Rebound Relationships: Listen to the Warnings

While Sally was in the process of divorcing, several months after she realized her husband had moved on with his life and was never coming back, she began dating and felt lucky to finally meet an interesting, funny man who knew more than she did about her main interest, art. The relationship was a great diversion from the drawn out divorce process and from facing the fact that her husband preferred his twenty something year old teaching assistant to her.
Being on the rebound wasn’t so bad, she thought. After a month of dating this interesting fellow, Sally introduced him to her lifelong friend who was in town visiting from Atlanta.
The next day her friend left Sally a terse, two-word voicemail: “Ladies man.” Sally shrugged this off.
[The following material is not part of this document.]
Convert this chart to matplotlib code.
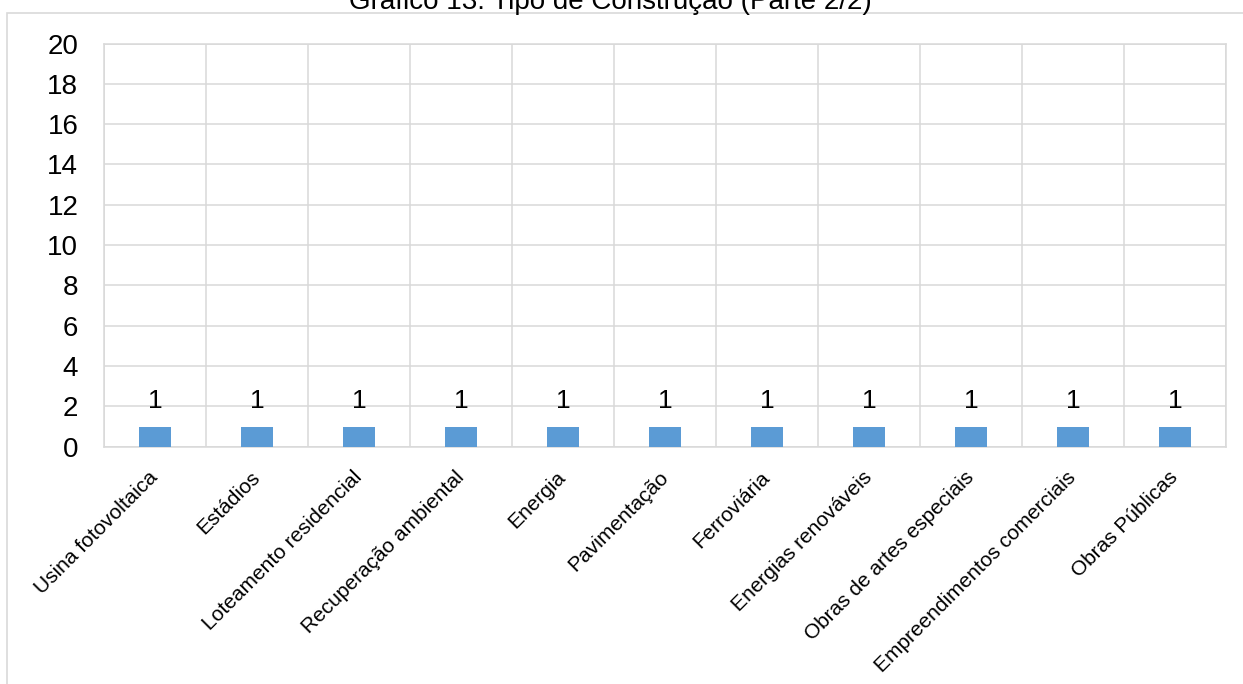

She was too taken with this fellow who routinely kissed her passionately in the middle of the sidewalk.
A few months later, they booked a trip together to a beautiful Caribbean island where his good friends spend their winters. As Sally waded in the warm turquoise water with this couple, his best friends for a decade, as he went off snorkeling, they said, “You seem like such a nice girl. Just watch out.”
She asked what they meant and they both said “Just be careful. Don’t get hurt.” She told them she didn’t know him well enough to get hurt. But one month later, when he ditched her at a party so he could sleep with the hostess, an artist attired only in elbow length evening gloves, whose artwork involved pinning living butterflies to her canvases, Sally sobbed for weeks on end.